高校生の男女の刺殺死体が発見されるが、その家は闇煙草の取引が行われているため警察に監視されていた家の隣家で、犯人が現場に出入りすることは不可能な状態だった『少年と少女の密室』、

別れ話をしていた男女が、窓の外を墜落してゆく女性を目撃……墜死した女性には背中に刺し傷があって明らかに他殺なのだが、被害者の部屋は内側から施錠され密室状態だった『死者はなぜ落ちる』、

密室で発見された被害者は自宅の鍵を飲み込んでいた……密室を作ったかというホワイダニットの要素を推理する『理由ありの密室』、

自殺を図った佳也子は医師に救われたが、その医師が自宅で殺害される……現場の外に積もった雪には訪ねてきた刑事以外の足跡が存在せず容疑者は佳也子しかいない状態だった『佳也子の屋根に雪ふりつむ』、

と、バリエーションに富む密室事件の謎解きが愉しめましたね……ミスリードが巧妙、見破るのは困難で叙述トリックに心地良く騙された『少年と少女の密室』がイチバン印象に残りましたね。
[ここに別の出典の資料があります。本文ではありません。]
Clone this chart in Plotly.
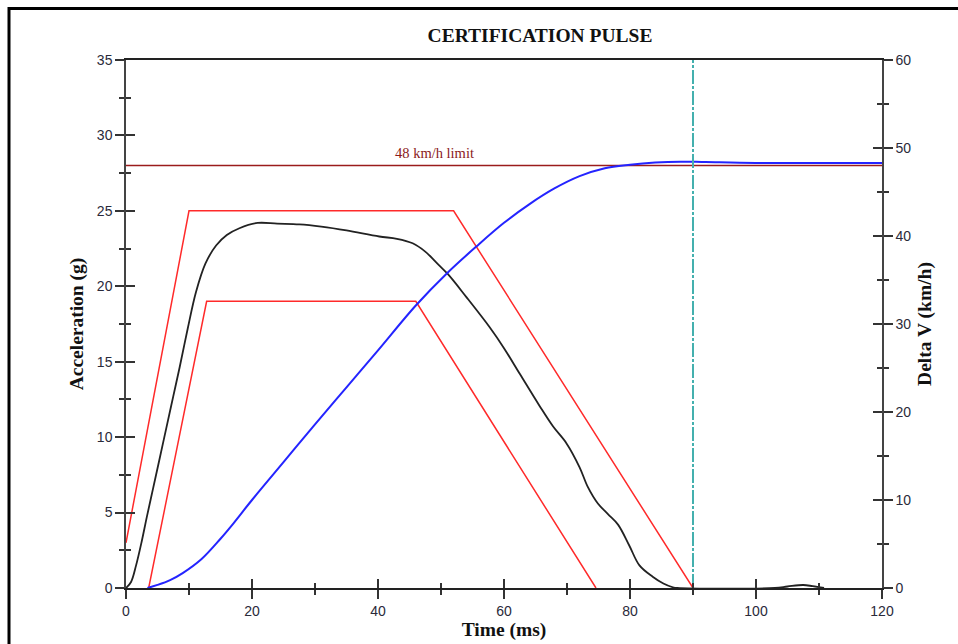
import plotly.graph_objects as go

# ---- data ----
upper_t = [0, 10, 52, 90]
upper_a = [3, 25, 25, 0]
lower_t = [3.6, 12.8, 46, 74.6]
lower_a = [0, 19, 19, 0]

accel_t = [0, 0.8, 1.6, 2.5, 3.3, 4.3, 5.3, 6.5, 7.5, 8.5, 9.8, 11.1, 12.6, 14.3, 16, 18,
           20.9, 24, 27.5, 31, 35, 40.2, 43, 45.5, 47.5, 49.2, 51.1, 54, 57.7, 60, 62.5,
           65.6, 67.8, 69.9, 72, 73.3, 74.9, 76.5, 78.1, 79.9, 81.5, 83.6, 85.3, 86.8,
           87.5, 103, 105, 107.5, 109, 110.8]
accel_g = [0, 0.4, 1.5, 3.1, 4.7, 6.6, 8.5, 10.8, 12.7, 14.6, 17.2, 19.6, 21.5, 22.7, 23.4, 23.85,
           24.2, 24.15, 24.1, 23.95, 23.7, 23.3, 23.15, 22.85, 22.3, 21.6, 20.8, 19.3, 17.3, 15.9, 14.2,
           12.1, 10.7, 9.6, 8.0, 6.7, 5.6, 4.9, 4.2, 2.8, 1.5, 0.75, 0.3, 0.05,
           0, 0, 0.1, 0.2, 0.12, 0]

dv_t = [3.4, 5, 7, 9, 12, 15, 17, 20, 25, 30, 35, 40, 46, 51, 55.6, 60, 64, 68, 72, 76,
        80, 84, 88, 92, 100, 120]
dv_kmh = [0, 0.35, 0.9, 1.7, 3.3, 5.6, 7.3, 10.0, 14.3, 18.6, 22.8, 27.0, 32.1, 35.8, 38.8, 41.5,
          43.6, 45.4, 46.8, 47.7, 48.1, 48.35, 48.45, 48.4, 48.3, 48.3]

limit_t = [0, 120]
limit_kmh = [48, 48]
limit_label = "48 km/h limit"
marker_t = [90, 90]
marker_kmh = [0, 60]

x_range = [0, 120]
acc_range = [0, 35]
dv_range = [0, 60]

# ---- layout constants ----
W, H = 958, 644
ML, MR, MT, MB = 126, 76, 60, 56
PW, PH = W - ML - MR, H - MT - MB

SERIF = "Liberation Serif"
SANS = "Liberation Sans"
AX = "#333333"

fig = go.Figure()

fig.add_trace(go.Scatter(x=upper_t, y=upper_a, mode="lines",
                         line=dict(color="#ff2a2a", width=1.5), xaxis="x", yaxis="y"))
fig.add_trace(go.Scatter(x=lower_t, y=lower_a, mode="lines",
                         line=dict(color="#ff2a2a", width=1.5), xaxis="x", yaxis="y"))
fig.add_trace(go.Scatter(x=accel_t, y=accel_g, mode="lines", line_shape="spline",
                         line=dict(color="#222222", width=1.8), xaxis="x", yaxis="y"))
fig.add_trace(go.Scatter(x=limit_t, y=limit_kmh, mode="lines",
                         line=dict(color="#9b1c1c", width=1.5), xaxis="x", yaxis="y2"))
fig.add_trace(go.Scatter(x=dv_t, y=dv_kmh, mode="lines", line_shape="spline",
                         line=dict(color="#2424ff", width=2), xaxis="x", yaxis="y2"))
fig.add_trace(go.Scatter(x=marker_t, y=marker_kmh, mode="lines",
                         line=dict(color="#44b0ae", width=2, dash="14px,2px,3px,2px"),
                         xaxis="x", yaxis="y2"))
# empty traces to realise the inner-tick axes
fig.add_trace(go.Scatter(x=[], y=[], xaxis="x2", yaxis="y3"))
fig.add_trace(go.Scatter(x=[], y=[], xaxis="x2", yaxis="y4"))

tickfont = dict(family=SANS, size=14, color="#2a2a3a")
titlefont = dict(family=SERIF, size=19.5, color="#111111", weight="bold")

common = dict(showgrid=False, zeroline=False, tickwidth=1.5, tickcolor=AX, fixedrange=True)

fig.update_layout(
    width=W, height=H,
    margin=dict(l=ML, r=MR, t=MT, b=MB, autoexpand=False),
    paper_bgcolor="white", plot_bgcolor="white",
    showlegend=False,
    title=dict(text="CERTIFICATION PULSE", font=dict(family=SERIF, size=19.5, color="#111111", weight="bold"),
               xref="paper", x=(540 - ML) / PW, xanchor="center",
               yref="container", y=1 - 35 / H, yanchor="middle"),
    xaxis=dict(range=x_range, tick0=0, dtick=20, ticks="outside", ticklen=9,
               showline=True, linecolor="#222222", linewidth=1.5, mirror=True,
               minor=dict(dtick=10, ticks="outside", ticklen=5, tickwidth=1.5, tickcolor=AX),
               tickfont=tickfont, title=dict(text="Time (ms)", font=titlefont, standoff=0),
               anchor="y", **common),
    xaxis2=dict(range=x_range, overlaying="x", anchor="y", tick0=0, dtick=20, ticks="inside",
                ticklen=9, showticklabels=False, showline=False,
                minor=dict(dtick=10, ticks="inside", ticklen=5, tickwidth=1.5, tickcolor=AX),
                **common),
    yaxis=dict(range=acc_range, tick0=0, dtick=5, ticks="outside", ticklen=9,
               showline=True, linecolor="#444444", linewidth=1.5,
               minor=dict(dtick=2.5, ticks="outside", ticklen=5, tickwidth=1.5, tickcolor=AX),
               tickfont=tickfont, title=dict(text="Acceleration (g)", font=titlefont, standoff=8),
               anchor="x", **common),
    yaxis2=dict(range=dv_range, tick0=0, dtick=10, overlaying="y", side="right", anchor="x",
                ticks="outside", ticklen=9, showline=True, linecolor="#444444", linewidth=1.5,
                minor=dict(dtick=5, ticks="outside", ticklen=5, tickwidth=1.5, tickcolor=AX),
                tickfont=tickfont, title=dict(text="Delta V (km/h)", font=titlefont, standoff=7),
                **common),
    yaxis3=dict(range=acc_range, tick0=0, dtick=5, overlaying="y", side="left", anchor="x2",
                ticks="inside", ticklen=9, showticklabels=False, showline=False,
                minor=dict(dtick=2.5, ticks="inside", ticklen=5, tickwidth=1.5, tickcolor=AX),
                **common),
    yaxis4=dict(range=dv_range, tick0=0, dtick=10, overlaying="y", side="right", anchor="x2",
                ticks="inside", ticklen=9, showticklabels=False, showline=False,
                minor=dict(dtick=5, ticks="inside", ticklen=5, tickwidth=1.5, tickcolor=AX),
                **common),
)

fig.add_annotation(x=49, y=limit_kmh[0], xref="x", yref="y2", text=limit_label,
                   showarrow=False, yanchor="bottom", yshift=3,
                   font=dict(family=SERIF, size=14.5, color="#8b1a1a"))

# outer frame (partially beyond the page, as in the reference)
fig.add_shape(type="rect", xref="paper", yref="paper",
              x0=(9 - ML) / PW, x1=(975 - ML) / PW,
              y0=(H - MB - 670) / PH, y1=(H - MB - 8.5) / PH,
              line=dict(color="black", width=3), fillcolor="rgba(0,0,0,0)", layer="above")

fig.write_html("out.html", config={"displayModeBar": False},
               post_script="document.body.style.margin='0';document.body.style.overflow='hidden';")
『柳の園』と『理由ありの密室』の48年を経た再会も印象的でした……『死者はなぜ落ちる』も面白い仕掛けでしたが、やや偶然性が強すぎる印象、『佳也子の屋根に雪ふりつむ』は、密室ネタで良く使われる雪のうえに残った足跡に関する謎解きで、良くできた秀逸なトリックだと感じましたが、こちらも偶然性が強い面があるのと、時間軸の部分がわかり難いのが気になりましたね、、、

ちょっと気になる点はありましたが、どの作品もレベルが高く愉しめました……ぜひ、シリーズ化してほしい! 続篇を期待しています。